The rating agency removed all ratings from CreditWatch, where they had been placed with negative implications on May 13, and assigned a negative outlook to the company.
S&P also lowered its issue-level rating on Saks Global’s notes to ’CC’ from ’B’, viewing the planned exchange of notes at a discount to par as "tantamount to a default."
On June 27, Saks Global announced it had secured $600 million of committed financing from existing bondholders. The package includes a $400 million first-in, last out asset-based credit facility and additional commitments of $200 million subject to certain conditions. The deal also involves exchanging $100 million of senior secured notes, with noteholders receiving less value than initially promised and a lower priority ranking.
The company has faced significant challenges with inventory flow, leading to deteriorating operating performance and liquidity issues. As of February 1, availability under Saks Global’s $1.8 billion asset-based lending facility had declined to $415 million due to overdue payments, borrowing base constraints, and seasonal inventory building.

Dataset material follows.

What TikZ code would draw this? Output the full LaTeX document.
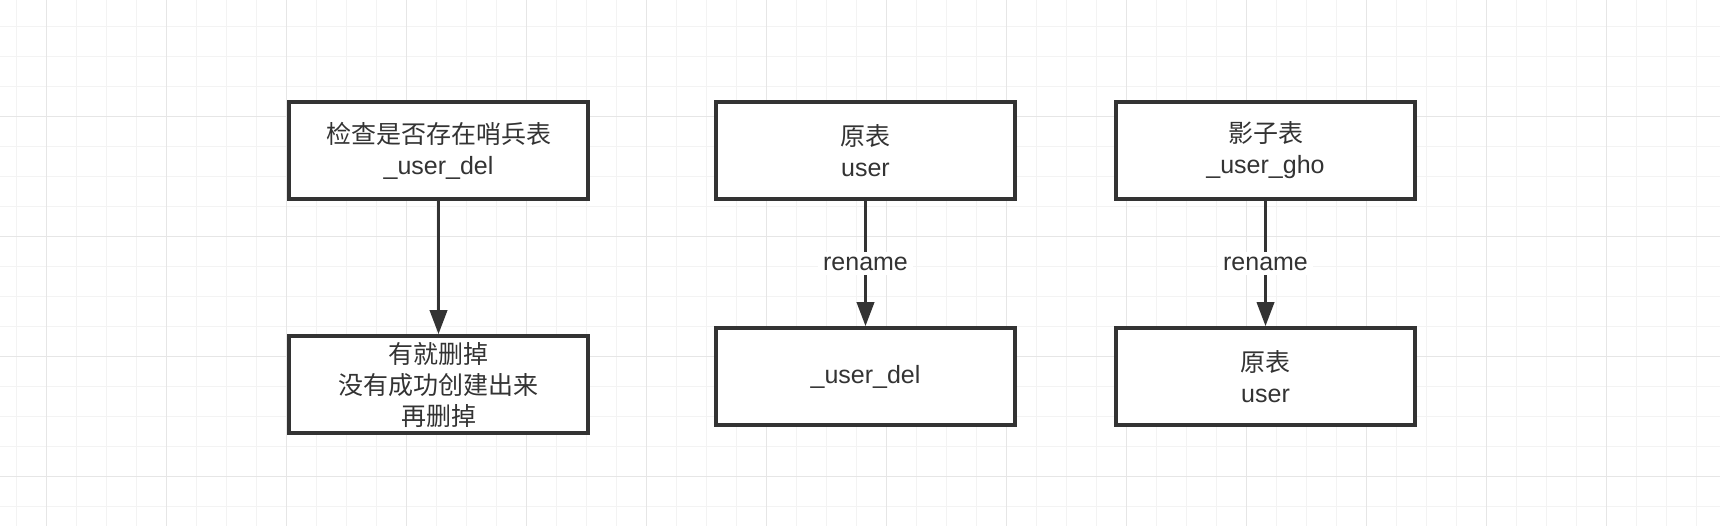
\documentclass[tikz,border=0pt]{standalone}
\usepackage{fontspec}
\setmainfont{Liberation Sans}
\newfontfamily\cjk{Noto Sans CJK SC}
\usepackage{tikz}
\usepackage{xcolor}
\usetikzlibrary{arrows.meta}

\definecolor{gridminor}{HTML}{F3F3F3}
\definecolor{gridmajor}{HTML}{E6E6E6}
\definecolor{ink}{HTML}{333333}

\begin{document}
\begin{tikzpicture}[x=1pt,y=-1pt,
  tablebox/.style={draw=ink,fill=white,line width=3.5pt,minimum width=299pt,
    minimum height=97pt,align=center,font=\fontsize{25}{31}\selectfont,text=ink},
  flow/.style={draw=ink,line width=3.5pt,-{Triangle[length=24pt,width=17pt]}},
  steplabel/.style={fill=white,font=\fontsize{25}{31}\selectfont,text=ink,inner sep=5pt}]
\useasboundingbox (0,0) rectangle (1720,526);
\fill[white] (0,0) rectangle (1720,526);
% grid
\foreach \i in {0,...,56} \draw[gridminor,line width=1.5pt] (16.7+30*\i,0) -- (16.7+30*\i,526);
\foreach \j in {0,...,16} \draw[gridminor,line width=1.5pt] (0,26.7+30*\j) -- (1720,26.7+30*\j);
\foreach \i in {0,...,13} \draw[gridmajor,line width=1.5pt] (46.7+120*\i,0) -- (46.7+120*\i,526);
\foreach \j in {0,...,3} \draw[gridmajor,line width=1.5pt] (0,116.7+120*\j) -- (1720,116.7+120*\j);
% left column
\node[tablebox] (check) at (438.5,150.5) {{\cjk 检查是否存在哨兵表}\\\_user\_del};
\node[tablebox] (drop) at (438.5,384.5) {{\cjk 有就删掉}\\{\cjk 没有成功创建出来}\\{\cjk 再删掉}};
\draw[flow] (check) -- (drop);
% middle column
\node[tablebox] (orig) at (865.5,150.5) {{\cjk 原表}\\user};
\node[tablebox] (del) at (865.5,376.5) {\_user\_del};
\draw[flow] (orig) -- node[steplabel] (ren1) {rename} (del);
% right column
\node[tablebox] (ghost) at (1265.5,150.5) {{\cjk 影子表}\\\_user\_gho};
\node[tablebox] (neworig) at (1265.5,376.5) {{\cjk 原表}\\user};
\draw[flow] (ghost) -- node[steplabel] (ren2) {rename} (neworig);
\end{tikzpicture}
\end{document}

The luxury retailer reported a free operating cash flow deficit of $517 million in 2024. S&P forecasts negative free operating cash flow to continue over the next two years, with the company remaining heavily dependent on its asset-based lending facility.
Despite having real estate assets valued at over $4 billion on a net basis, Saks Global has been unable to monetize these assets quickly enough to meet its financial obligations.
S&P indicated it expects to further downgrade Saks Global to ’SD’ (selective default) or ’D’ (default) upon completion of the proposed transaction. However, the rating could be raised to the ’ CCC (WA:CCCP)’ category if the company does not proceed with the planned restructuring.